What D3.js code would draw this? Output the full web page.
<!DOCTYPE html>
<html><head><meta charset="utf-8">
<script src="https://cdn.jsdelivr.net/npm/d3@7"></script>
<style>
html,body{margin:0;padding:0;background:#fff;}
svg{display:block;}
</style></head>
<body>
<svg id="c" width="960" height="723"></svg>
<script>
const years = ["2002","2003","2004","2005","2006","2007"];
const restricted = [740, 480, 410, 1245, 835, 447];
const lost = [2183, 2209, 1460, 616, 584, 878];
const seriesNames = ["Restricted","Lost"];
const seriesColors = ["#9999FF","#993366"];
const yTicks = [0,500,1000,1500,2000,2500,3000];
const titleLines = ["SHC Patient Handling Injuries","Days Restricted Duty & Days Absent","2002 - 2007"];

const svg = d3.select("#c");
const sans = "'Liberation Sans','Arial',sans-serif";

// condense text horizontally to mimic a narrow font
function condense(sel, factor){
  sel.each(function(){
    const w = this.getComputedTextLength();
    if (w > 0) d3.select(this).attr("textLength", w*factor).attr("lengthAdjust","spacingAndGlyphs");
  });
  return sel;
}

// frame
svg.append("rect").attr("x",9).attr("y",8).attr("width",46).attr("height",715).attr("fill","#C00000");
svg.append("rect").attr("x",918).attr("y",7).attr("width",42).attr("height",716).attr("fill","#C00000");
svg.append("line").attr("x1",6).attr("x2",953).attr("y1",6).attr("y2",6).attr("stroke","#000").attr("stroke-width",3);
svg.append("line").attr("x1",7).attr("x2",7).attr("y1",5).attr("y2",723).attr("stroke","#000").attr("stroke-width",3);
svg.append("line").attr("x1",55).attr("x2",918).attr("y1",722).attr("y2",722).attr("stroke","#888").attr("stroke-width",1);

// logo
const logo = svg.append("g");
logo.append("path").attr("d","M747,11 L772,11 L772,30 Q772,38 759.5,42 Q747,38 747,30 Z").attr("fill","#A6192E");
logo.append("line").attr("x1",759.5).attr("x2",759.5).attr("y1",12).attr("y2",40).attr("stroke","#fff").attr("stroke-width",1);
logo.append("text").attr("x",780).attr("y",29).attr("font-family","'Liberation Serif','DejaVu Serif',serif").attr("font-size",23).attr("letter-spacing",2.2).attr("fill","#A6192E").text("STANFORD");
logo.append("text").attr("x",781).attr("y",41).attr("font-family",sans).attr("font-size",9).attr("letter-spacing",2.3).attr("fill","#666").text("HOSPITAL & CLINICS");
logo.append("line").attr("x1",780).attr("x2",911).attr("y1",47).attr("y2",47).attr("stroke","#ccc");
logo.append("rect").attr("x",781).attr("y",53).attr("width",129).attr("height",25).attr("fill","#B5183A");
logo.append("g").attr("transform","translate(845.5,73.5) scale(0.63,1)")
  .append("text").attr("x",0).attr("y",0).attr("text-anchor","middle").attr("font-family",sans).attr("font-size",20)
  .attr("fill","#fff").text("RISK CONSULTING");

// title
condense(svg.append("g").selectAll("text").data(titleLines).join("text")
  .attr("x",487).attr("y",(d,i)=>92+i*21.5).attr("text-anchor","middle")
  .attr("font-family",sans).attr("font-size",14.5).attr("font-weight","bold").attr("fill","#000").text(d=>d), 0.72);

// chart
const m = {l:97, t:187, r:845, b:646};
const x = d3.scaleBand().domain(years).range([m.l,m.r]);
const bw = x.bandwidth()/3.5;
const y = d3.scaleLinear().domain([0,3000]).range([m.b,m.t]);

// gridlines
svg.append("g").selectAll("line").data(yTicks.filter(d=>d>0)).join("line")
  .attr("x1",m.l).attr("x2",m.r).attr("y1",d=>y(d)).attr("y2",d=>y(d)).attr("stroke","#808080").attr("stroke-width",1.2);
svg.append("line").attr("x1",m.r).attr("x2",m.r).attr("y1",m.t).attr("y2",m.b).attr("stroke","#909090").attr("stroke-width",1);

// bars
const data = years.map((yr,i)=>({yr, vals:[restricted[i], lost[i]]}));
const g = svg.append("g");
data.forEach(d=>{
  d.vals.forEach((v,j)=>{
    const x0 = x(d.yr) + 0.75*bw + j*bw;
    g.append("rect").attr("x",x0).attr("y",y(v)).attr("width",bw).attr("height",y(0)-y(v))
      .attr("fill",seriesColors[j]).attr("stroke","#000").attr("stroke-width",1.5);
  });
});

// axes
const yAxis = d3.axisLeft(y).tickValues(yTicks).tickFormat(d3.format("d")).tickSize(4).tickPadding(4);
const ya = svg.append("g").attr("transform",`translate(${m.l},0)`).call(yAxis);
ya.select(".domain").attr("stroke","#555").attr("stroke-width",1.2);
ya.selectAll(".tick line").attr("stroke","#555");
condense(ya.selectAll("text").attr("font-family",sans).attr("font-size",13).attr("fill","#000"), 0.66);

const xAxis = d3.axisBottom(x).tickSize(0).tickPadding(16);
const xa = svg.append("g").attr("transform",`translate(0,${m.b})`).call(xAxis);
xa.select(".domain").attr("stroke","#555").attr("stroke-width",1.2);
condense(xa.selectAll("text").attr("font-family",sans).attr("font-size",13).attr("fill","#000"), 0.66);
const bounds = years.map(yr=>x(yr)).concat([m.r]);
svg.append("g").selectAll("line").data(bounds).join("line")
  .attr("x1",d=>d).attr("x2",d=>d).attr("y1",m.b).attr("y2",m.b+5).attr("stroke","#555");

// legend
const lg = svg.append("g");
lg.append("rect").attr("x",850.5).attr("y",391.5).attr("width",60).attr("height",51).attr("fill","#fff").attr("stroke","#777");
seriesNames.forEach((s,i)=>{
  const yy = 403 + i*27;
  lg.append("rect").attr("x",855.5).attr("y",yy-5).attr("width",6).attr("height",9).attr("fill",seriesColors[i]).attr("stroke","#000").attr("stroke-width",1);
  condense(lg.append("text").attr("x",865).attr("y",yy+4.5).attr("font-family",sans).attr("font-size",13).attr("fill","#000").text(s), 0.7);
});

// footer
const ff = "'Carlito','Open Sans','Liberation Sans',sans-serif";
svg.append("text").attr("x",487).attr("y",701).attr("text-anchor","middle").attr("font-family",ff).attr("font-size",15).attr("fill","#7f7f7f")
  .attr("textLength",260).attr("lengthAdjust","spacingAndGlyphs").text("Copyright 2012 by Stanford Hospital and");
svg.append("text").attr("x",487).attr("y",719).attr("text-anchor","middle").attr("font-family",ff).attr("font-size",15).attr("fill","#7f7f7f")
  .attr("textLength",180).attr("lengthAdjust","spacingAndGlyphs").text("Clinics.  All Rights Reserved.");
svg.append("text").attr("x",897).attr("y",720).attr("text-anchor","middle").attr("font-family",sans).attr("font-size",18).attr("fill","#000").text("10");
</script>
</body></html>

-=-=-

Check every line for "this" and show the ones that have it.

** TASK SOLUTION **
What D3.js code would draw this? Output the full web page.
    const w = this.getComputedTextLength();
    if (w > 0) d3.select(this).attr("textLength", w*factor).attr("lengthAdjust","spacingAndGlyphs");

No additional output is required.